"What Happened, Miss Simone?"
"What Happened, Miss Simone?" uses a mix of rare footage and recordings to revisit Nina Simone's legendary career and retreat from the public eye. While the actual structure of the documentary is sometimes uninspired (read: resembling a standard VH1 biopic with exceptional access) you'll forgive director Liz Garbus' lack of total artistry for her fascinating subject. Really, Simone was such an impressive singer and activist, even a third grade book report on her life would be poignant.
"The True Cost"
"The True Cost" sets up an unflinching look at the dark reality fueling the rise of cheap clothing chains. Criticism claims the documentary's subject matter is "dopey and insulting." Although, it's unclear how "obvious" the content could be considering we consistently continue to shop in a way that is destroying human lives. Director Andrew Morgan does not offer up a solution, because perhaps there isn't one yet. Still, after watching, the problem is hopefully one that becomes a bit harder for consumers to ignore.

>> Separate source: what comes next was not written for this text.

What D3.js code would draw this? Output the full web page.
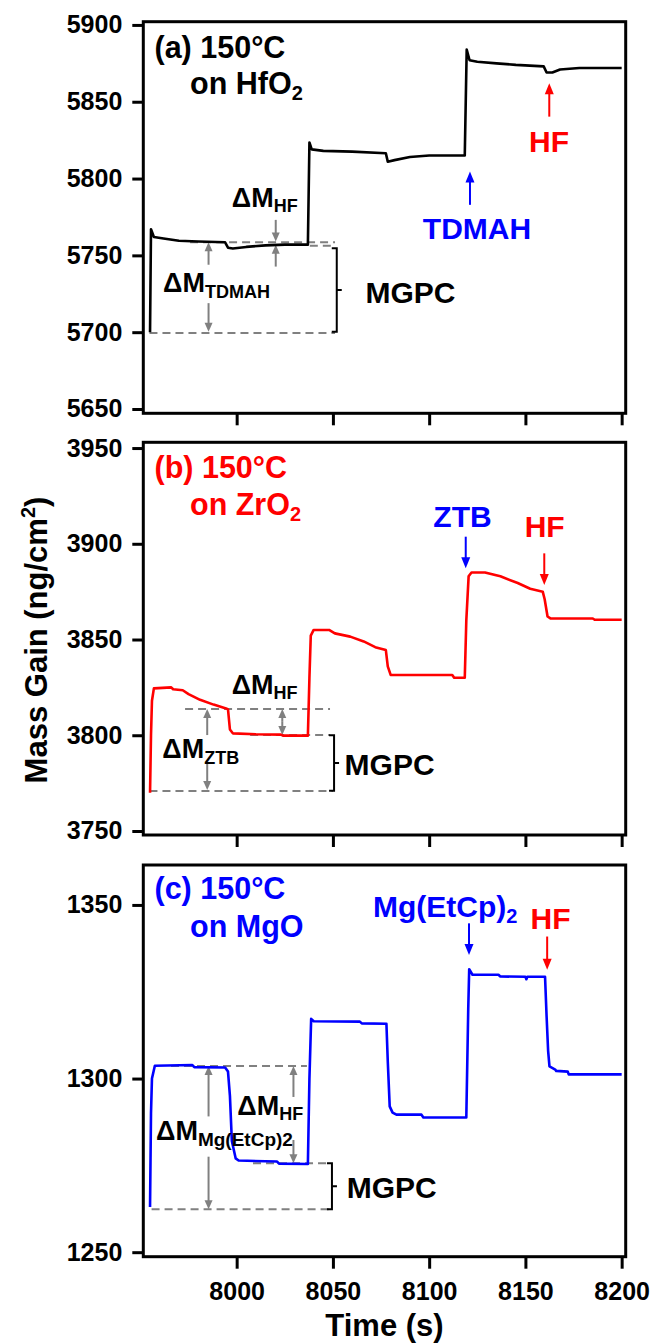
<!DOCTYPE html>
<html><head><meta charset="utf-8">
<script src="https://cdn.jsdelivr.net/npm/d3@7"></script>
<style>
body{margin:0;background:#fff}
svg text{font-family:'Liberation Sans',Arial,Helvetica,sans-serif;font-weight:bold}
</style></head>
<body><svg id="chart" width="654" height="1344"></svg>
<script>
// ---------- data ----------
const xTicks = [8000, 8050, 8100, 8150, 8200];
const yTicksA = [5650, 5700, 5750, 5800, 5850, 5900];
const yTicksB = [3750, 3800, 3850, 3900, 3950];
const yTicksC = [1250, 1300, 1350];

const timeA = [7955,7955.5,7957,7962,7970,7980,7994,7995.5,7998,8005,8015,8025,8036,8037,8037.8,8039,8045,8060,8077.5,8078.5,8082,8090,8100,8118.5,8119.5,8121,8125,8135,8145,8159.5,8161,8164,8168,8178,8200];
const massA = [5700,5767,5762,5761,5759.5,5759,5758.5,5755,5754.5,5755.5,5756.5,5757,5757,5757,5823.5,5819,5818,5817.5,5816.5,5811,5812,5814,5815,5815,5884,5877,5876,5875,5874,5873,5869,5869,5871,5872,5872];

const timeB = [7955,7955.5,7956,7957,7966,7967,7972,7975,7981,7988,7994.5,7995.5,7996.5,7998,8010,8023,8024,8037,8037.8,8038.5,8040,8048,8051,8059,8066,8072,8077.5,8078.5,8080,8112,8113,8118.5,8119.3,8120.5,8122,8129,8137,8146,8152.5,8159,8160,8161.5,8163,8185,8186,8200];
const massB = [3770,3800,3818,3824.5,3825,3824,3823.5,3821.5,3818.5,3816,3814,3813.5,3803,3801,3800.5,3800.3,3799.8,3799.8,3830,3852,3855,3855,3853.2,3851.5,3849,3846,3844.5,3836,3831.5,3831.5,3830,3830,3860,3883,3885,3885,3883,3879.5,3876.5,3875,3871,3862,3861,3861,3860.3,3860.3];

const timeC = [7955,7955.5,7956,7957.5,7977,7978,7994,7995.5,7996.5,7997.5,7999.5,8001,8021,8022,8037,8037.8,8038.7,8040,8064,8065,8077.8,8078.5,8079.5,8081,8083,8096,8097,8119.3,8120.3,8120.8,8122.5,8136,8137,8150,8150.5,8151,8160.2,8161,8161.8,8162.5,8165.5,8166,8172,8172.5,8200];
const massC = [1263,1290,1300,1303.7,1303.9,1303.3,1303.2,1302,1295,1282,1277,1276.4,1276.1,1275.5,1275.4,1300,1317.2,1316.5,1316.4,1315.9,1315.8,1305,1292,1290.2,1289.6,1289.6,1288.8,1288.8,1320,1331.5,1329.9,1329.9,1329.4,1329.3,1328.6,1329.3,1329.3,1318,1308,1303.5,1302.6,1302.2,1302,1301.2,1301.2];

// ---------- layout ----------
const svg = d3.select("#chart");
const X0 = 143.3, X1 = 625.7;
const x = d3.scaleLinear().domain([7951.5, 8202.1]).range([X0, X1]);
const GRAY = "#808080", RED = "#ff0000", BLUE = "#0000ff";

function arrow(g, xp, yTail, yHead, color, lw, hl, hw) {
  const dir = yHead > yTail ? 1 : -1;
  g.append("line").attr("x1", xp).attr("x2", xp).attr("y1", yTail).attr("y2", yHead - dir * hl * 0.7)
    .attr("stroke", color).attr("stroke-width", lw);
  g.append("path").attr("d", `M${xp},${yHead}L${xp - hw},${yHead - dir * hl}L${xp + hw},${yHead - dir * hl}Z`)
    .attr("fill", color);
}
function label(g, xp, yp, txt, color, size, anchor) {
  return g.append("text").attr("x", xp).attr("y", yp).attr("fill", color)
    .attr("font-size", size).attr("text-anchor", anchor || "start").text(txt);
}
function subLabel(g, xp, yp, main, sub, color, size, subSize, dy, anchor) {
  const t = g.append("text").attr("x", xp).attr("y", yp).attr("fill", color)
    .attr("font-size", size).attr("text-anchor", anchor || "start");
  t.append("tspan").text(main);
  t.append("tspan").attr("font-size", subSize).attr("dy", dy).text(sub);
  return t;
}

const panels = [
  { times: timeA, mass: massA, yDomain: [5647.2, 5902.1], top: 21.7, bottom: 413.3, yTicks: yTicksA, color: "#000",
    title: ["(a) 150°C", "on HfO", "2"], titleY: [58, 94.3],
    dashes: [[7975.8, 8051.1, 5758.5], [8038, 8051.1, 5756.3], [7954.7, 8051.1, 5699.5]],
    bracket: [8052, 5754.7, 5700.3],
    grayArrows: [[7985.4, 5743.9, 5758.5], [7985.4, 5718.9, 5700.3], [8020.3, 5773.1, 5759], [8020.3, 5742.7, 5756.9]],
    colorArrows: [[8121.2, 5782.9, 5804.6, BLUE], [8162.4, 5840.3, 5862, RED]]
  },
  { times: timeB, mass: massB, yDomain: [3747.9, 3953], top: 442.3, bottom: 835, yTicks: yTicksB, color: RED,
    title: ["(b) 150°C", "on ZrO", "2"], titleY: [478.3, 515],
    dashes: [[7973.2, 8048.5, 3813.7], [8007, 8048.5, 3800.1], [7954.7, 8050, 3770.9]],
    bracket: [8050.6, 3800, 3771],
    grayArrows: [[7984.7, 3800.1, 3813.7], [7984.7, 3785.5, 3771.4], [8023.7, 3807, 3813.7], [8023.7, 3807, 3800.1]],
    colorArrows: [[8119, 3903.7, 3887.2, BLUE], [8159.8, 3895, 3878.5, RED]]
  },
  { times: timeC, mass: massC, yDomain: [1248.7, 1361.5], top: 865, bottom: 1256.7, yTicks: yTicksC, color: BLUE,
    title: ["(c) 150°C", "on MgO", ""], titleY: [899.3, 936.7],
    dashes: [[7965.9, 8036.5, 1303.6], [8008.5, 8048.5, 1275.6], [7955.8, 8048.5, 1262.4]],
    bracket: [8049.5, 1275.6, 1262.4],
    grayArrows: [[7985.4, 1289.1, 1303.6], [7985.4, 1277.5, 1262.4], [8029.5, 1294.7, 1303.6], [8029.5, 1282.3, 1275.6]],
    colorArrows: [[8120.7, 1344.7, 1335.6, BLUE], [8161.3, 1340.9, 1331.3, RED]]
  }
];

panels.forEach((p, i) => {
  const g = svg.append("g");
  const y = d3.scaleLinear().domain(p.yDomain).range([p.bottom, p.top]);
  p.y = y; p.g = g;

  p.dashes.forEach(d => {
    g.append("line").attr("x1", x(d[0])).attr("x2", x(d[1])).attr("y1", y(d[2])).attr("y2", y(d[2]))
      .attr("stroke", GRAY).attr("stroke-width", 2).attr("stroke-dasharray", "8,5");
  });
  const bx = x(p.bracket[0]), bt = y(p.bracket[1]), bb = y(p.bracket[2]), bm = (bt + bb) / 2;
  g.append("path").attr("d", `M${bx - 5},${bt}H${bx}V${bb}H${bx - 5}M${bx},${bm}H${bx + 5}`)
    .attr("fill", "none").attr("stroke", "#000").attr("stroke-width", 2);
  p.grayArrows.forEach(a => arrow(g, x(a[0]), y(a[1]), y(a[2]), GRAY, 2, 9, 4));

  const line = d3.line().x((d, k) => x(p.times[k])).y(d => y(d));
  g.append("path").datum(p.mass).attr("d", line).attr("fill", "none")
    .attr("stroke", p.color).attr("stroke-width", 2.6).attr("stroke-linejoin", "round");

  p.colorArrows.forEach(a => arrow(g, x(a[0]), y(a[1]), y(a[2]), a[3], 2, 11, 4.5));

  g.append("rect").attr("x", X0).attr("y", p.top).attr("width", X1 - X0).attr("height", p.bottom - p.top)
    .attr("fill", "none").attr("stroke", "#000").attr("stroke-width", 3);

  const ya = g.append("g").attr("transform", `translate(${X0},0)`)
    .call(d3.axisLeft(y).tickValues(p.yTicks).tickSize(11).tickPadding(10).tickFormat(d3.format("d")));
  ya.select(".domain").remove();
  ya.selectAll(".tick line").attr("stroke", "#000").attr("stroke-width", 3);
  ya.selectAll(".tick text").attr("font-size", 25).attr("fill", "#000")
    .style("font-family", "'Liberation Sans',Arial,sans-serif").style("font-weight", "bold");

  const xa = g.append("g").attr("transform", `translate(0,${p.bottom})`)
    .call(d3.axisBottom(x).tickValues(xTicks).tickSize(12).tickPadding(14).tickFormat(i === 2 ? d3.format("d") : () => ""));
  xa.select(".domain").remove();
  xa.selectAll(".tick line").attr("stroke", "#000").attr("stroke-width", 3);
  xa.selectAll(".tick text").attr("font-size", 25).attr("fill", "#000")
    .style("font-family", "'Liberation Sans',Arial,sans-serif").style("font-weight", "bold");

  label(g, 154.5, p.titleY[0], p.title[0], p.color, 30.5);
  subLabel(g, 190, p.titleY[1], p.title[1], p.title[2], p.color, 30.5, 20, 6);
});

const gA = panels[0].g, gB = panels[1].g, gC = panels[2].g;
subLabel(gA, 231.8, 207.3, "ΔM", "HF", "#000", 27, 18, 5);
subLabel(gA, 163, 291.7, "ΔM", "TDMAH", "#000", 27, 18, 6);
label(gA, 365.5, 303.3, "MGPC", "#000", 30);
label(gA, 477, 239, "TDMAH", BLUE, 30, "middle");
label(gA, 549, 151.7, "HF", RED, 30, "middle");

subLabel(gB, 231.7, 694, "ΔM", "HF", "#000", 27, 18, 5);
subLabel(gB, 162.3, 758.3, "ΔM", "ZTB", "#000", 27, 18, 6);
label(gB, 344.6, 775, "MGPC", "#000", 30);
label(gB, 462.5, 526.7, "ZTB", BLUE, 30, "middle");
label(gB, 544.7, 536.7, "HF", RED, 30, "middle");

subLabel(gC, 237.3, 1115, "ΔM", "HF", "#000", 27, 18, 5);
subLabel(gC, 156, 1140, "ΔM", "Mg(EtCp)2", "#000", 27, 19, 6);
label(gC, 346.7, 1198.3, "MGPC", "#000", 30);
subLabel(gC, 373, 916.7, "Mg(EtCp)", "2", BLUE, 30, 20, 6);
label(gC, 550.6, 929.3, "HF", RED, 30, "middle");

const yt = svg.append("text").attr("transform", "translate(47,640) rotate(-90)")
  .attr("text-anchor", "middle").attr("font-size", 31).attr("fill", "#000");
yt.append("tspan").text("Mass Gain (ng/cm");
yt.append("tspan").attr("font-size", 20).attr("dy", -12).text("2");
yt.append("tspan").attr("dy", 12).text(")");
svg.append("text").attr("x", (X0 + X1) / 2).attr("y", 1336).attr("text-anchor", "middle")
  .attr("font-size", 31).attr("fill", "#000").text("Time (s)");
</script></body></html>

"Tig" could have been an easy tear-jerker of a biodoc. We tend to almost automatically turn those with cancer into heroes, fluffing up the reality of their mortality regardless of the way they handle their fate. Yet, directors Kristina Goolsby and Ashley York present their titular subject (comedian Tig Notaro) without the schmaltzy sentimentality they might have succumbed to given the intensity of the film's arc. As Notaro continues touring in spite of her diagnosis, there are honest elements of pain and struggle for each moment of strength.
"The Source Family"
The "Aquarian tribe" known as "The Source Family" may be the quintessential spiritual cult. As one of the documentary's talking heads, social historian Erik Davis, put it, the group is almost an "archetype" for the surge of religious affiliation in the early '70s. Directors Maria Demopoulos and Jodi Wille track the rise and fall of the leader Jim Baker (a.k.a. Father Yod), interviewing several of his wives and devotees for a disturbing look at the psychological manipulation at play in cult life.
"The Unknown Known"
"Why is this man smiling?" asks the tagline for "The Unknown Known." Watching Donald Rumsfeld calmly -- even charmingly -- explore his time in office can be infuriating. His unwillingness to admit mistakes is baffling in light of the mass of declassified memos at his interviewees fingertips. With "The Unknown Known," the masterful Errol Morris does not seek to decode Rumsfeld's presence in American history. Instead, he provides a portrait of the former Secretary of Defense's often confounding mix of faux-transparency and secrecy which fueled his time in power.
"Little White Lie"
"Little White Lie" tells the story of Lacey Schwartz, a woman raised to believe she was white and denied the truth of her heritage, not to mention her black father, until the age of 18. While the narrative sounds a bit like "reverse Rachel Dolezal," what emerges is a thoughtful look at the impact of denial and the nuanced ways in which we shape our identity.
"The Endless Summer"
You know that poster that every other person you know inexplicably had in their dorm room? No, no, not the "Keep Calm And Carry On" World War II propaganda or that "Breakfast At Tiffany's" still of Audrey Hepburn ... the neon-colored sunset with the surfer silhouettes. Yeah, that's not just a fun summery print. It's a real 1966 documentary and it's on Netflix, so here is your chance to be one of the only people who has actually watched it. Kidding aside, "The Endless Summer" is an in-depth exploration of the lesser-known passion and intensity behind the sport of surfing, which also stands apart as a visual masterpiece (especially considering director Bruce Brown's near lack of equipment).